Start Exercise materials

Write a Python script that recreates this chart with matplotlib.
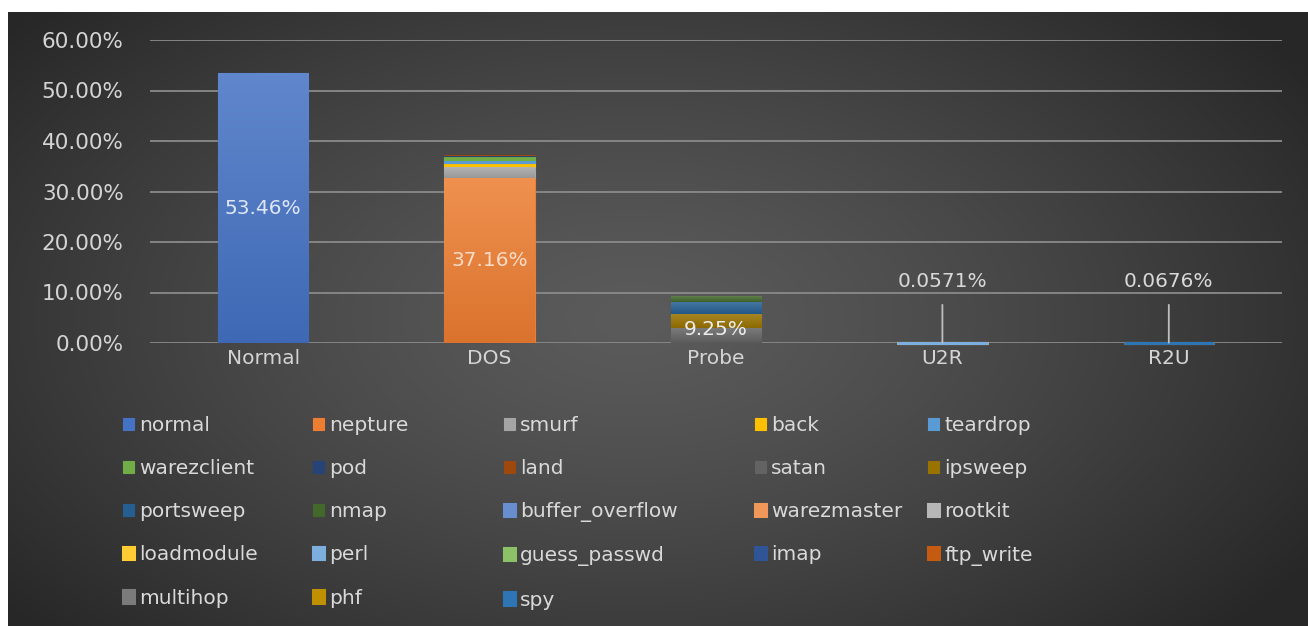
import numpy as np
import matplotlib.pyplot as plt
from matplotlib.colors import to_rgb

# traffic classes on the x axis
categories = ['Normal', 'DOS', 'Probe', 'U2R', 'R2U']

# attack types, in series order (legend order)
attacks = ['normal', 'nepture', 'smurf', 'back', 'teardrop',
           'warezclient', 'pod', 'land', 'satan', 'ipsweep',
           'portsweep', 'nmap', 'buffer_overflow', 'warezmaster', 'rootkit',
           'loadmodule', 'perl', 'guess_passwd', 'imap', 'ftp_write',
           'multihop', 'phf', 'spy']

# which class each attack type belongs to (index into categories)
attack_class = [0, 1, 1, 1, 1, 1, 1, 1, 2, 2, 2, 2,
                3, 3, 3, 3, 3, 4, 4, 4, 4, 4, 4]

# share of the records, in percent
share = [53.46, 32.716, 2.100, 0.759, 0.708, 0.707, 0.156, 0.014,
         2.884, 2.857, 2.324, 1.185,
         0.0238, 0.0159, 0.0079, 0.0071, 0.0024,
         0.0421, 0.0088, 0.0064, 0.0056, 0.0032, 0.0015]

colors = ['#4472C4', '#ED7D31', '#A5A5A5', '#FFC000', '#5B9BD5',
          '#70AD47', '#264478', '#9E480E', '#636363', '#997300',
          '#255E91', '#43682B', '#698ED0', '#F1975A', '#B7B7B7',
          '#FFCD33', '#7CAFDD', '#8CC168', '#2F5597', '#C55A11',
          '#7B7B7B', '#BF9000', '#2E75B6']

yticks = [0, 10, 20, 30, 40, 50, 60]

W, H = 1308, 626
fig = plt.figure(figsize=(W / 100, H / 100), dpi=100, facecolor='white')

# dark radial background
bg = fig.add_axes([8 / W, 0, 1 - 8 / W, 1 - 12 / H], zorder=-1)
yy, xx = np.mgrid[0:1:300j, 0:1:600j]
r = np.sqrt(((xx - 0.48) / 0.5) ** 2 + ((yy - 0.5) / 0.6) ** 2)
t = np.clip(r / 1.25, 0, 1) ** 1.3
level = (0x5b + (0x27 - 0x5b) * t) / 255
bg.imshow(np.dstack([level] * 3), aspect='auto', extent=[0, 1, 0, 1])
bg.set_axis_off()

ax = fig.add_axes([150 / W, 1 - 343 / H, 1132 / W, 303 / H])
ax.set_facecolor('none')

x = np.arange(len(categories))
bottoms = np.zeros(len(categories))
totals = np.zeros(len(categories))
for name, cls, val in zip(attacks, attack_class, share):
    totals[cls] += val

first_seg = {}
handles = []
for name, cls, val, col in zip(attacks, attack_class, share, colors):
    tiny = totals[cls] < 1
    b = ax.bar(x[cls], val, width=0.4, bottom=bottoms[cls], color=col,
               edgecolor=col, linewidth=2.2 if tiny else 0.8, label=name,
               zorder=3, clip_on=not tiny)
    handles.append(b)
    if cls not in first_seg:
        first_seg[cls] = (bottoms[cls], val)
    bottoms[cls] += val

    # vertical light-to-dark shading on the visible segments
    if val >= 1:
        p = b.patches[0]
        rgb = np.array(to_rgb(col))
        top = rgb + (1 - rgb) * 0.15
        bot = rgb * 0.92
        f = np.linspace(0, 1, 64)[:, None, None]
        grad = top * (1 - f) + bot * f
        im = ax.imshow(grad, extent=[p.get_x(), p.get_x() + p.get_width(),
                                     p.get_y(), p.get_y() + p.get_height()],
                       aspect='auto', origin='upper', zorder=3.5,
                       interpolation='bilinear')
        im.set_clip_path(p)

ax.set_xlim(-0.5, len(categories) - 0.5)
ax.set_ylim(0, 60)

# class totals as labels
label_cols = ['#dfe7f6', '#fcdcc6', '#ececec']
for i in range(len(categories)):
    if totals[i] >= 1:
        y0, h = first_seg[i]
        ax.text(x[i], y0 + h / 2 + (1.2 if i == 2 else 0),
                '{:.2f}%'.format(totals[i]), ha='center', va='center',
                fontsize=14.5, color=label_cols[i], zorder=5)
    else:
        ax.annotate('{:.4f}%'.format(totals[i]), xy=(x[i], totals[i]),
                    xytext=(x[i], 10.3), ha='center', va='bottom',
                    fontsize=14.5, color='#d9d9d9', zorder=5,
                    arrowprops=dict(arrowstyle='-', color='#bfbfbf',
                                    lw=1.3, shrinkA=8, shrinkB=0))

ax.set_yticks(yticks)
ax.set_yticklabels(['{:.2f}%'.format(v) for v in yticks])
ax.set_xticks(x)
ax.set_xticklabels(categories)
ax.tick_params(axis='both', length=0, labelsize=14.5, colors='#d4d4d4')
ax.tick_params(axis='y', pad=19, labelsize=15.5)
ax.tick_params(axis='x', pad=4)
ax.yaxis.grid(True, color='#8a8a8a', lw=1.3, zorder=0)
ax.set_axisbelow(True)
for s in ax.spines.values():
    s.set_visible(False)

# legend, laid out as five columns
col_x = [123, 313, 504, 755, 928]
for c in range(5):
    idx = list(range(c, len(attacks), 5))
    leg = fig.legend([handles[i] for i in idx], [attacks[i] for i in idx],
                     loc='upper left',
                     bbox_to_anchor=(col_x[c] / W, 1 - 416 / H),
                     frameon=False, fontsize=14.5, labelcolor='#d9d9d9',
                     handlelength=0.55, handleheight=0.55,
                     handletextpad=0.25, labelspacing=1.2,
                     borderpad=0, borderaxespad=0)

fig.savefig('out.png', dpi=100, facecolor='white')
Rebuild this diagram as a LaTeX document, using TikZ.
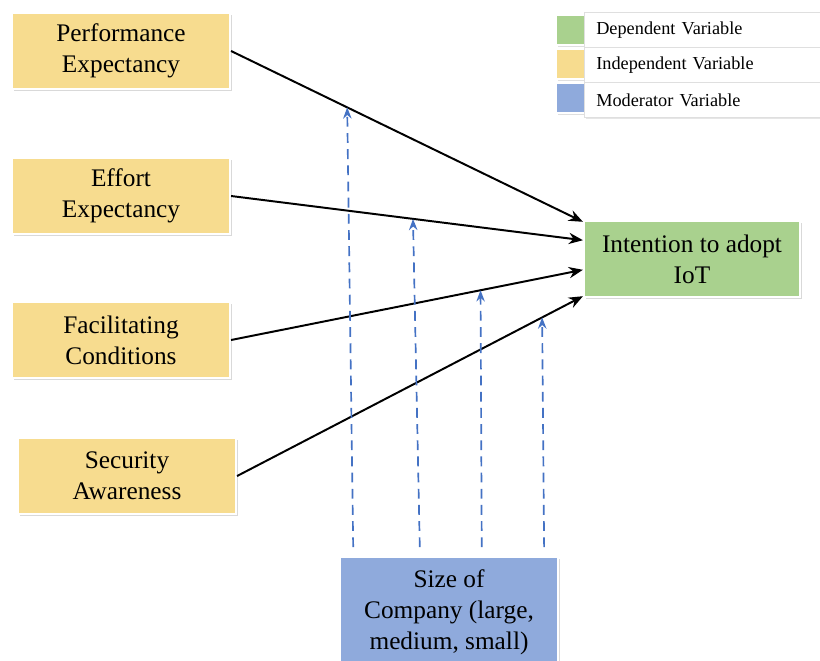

End Exercise materials

Stated task: Begin at the first line of the data above and repeat each line exactly, stopping after the line containing "categories = ['Normal', 'DOS', 'Probe', 'U2R', 'R2U']". Omit the pictures.

Response:
Write a Python script that recreates this chart with matplotlib.
import numpy as np
import matplotlib.pyplot as plt
from matplotlib.colors import to_rgb

# traffic classes on the x axis
categories = ['Normal', 'DOS', 'Probe', 'U2R', 'R2U']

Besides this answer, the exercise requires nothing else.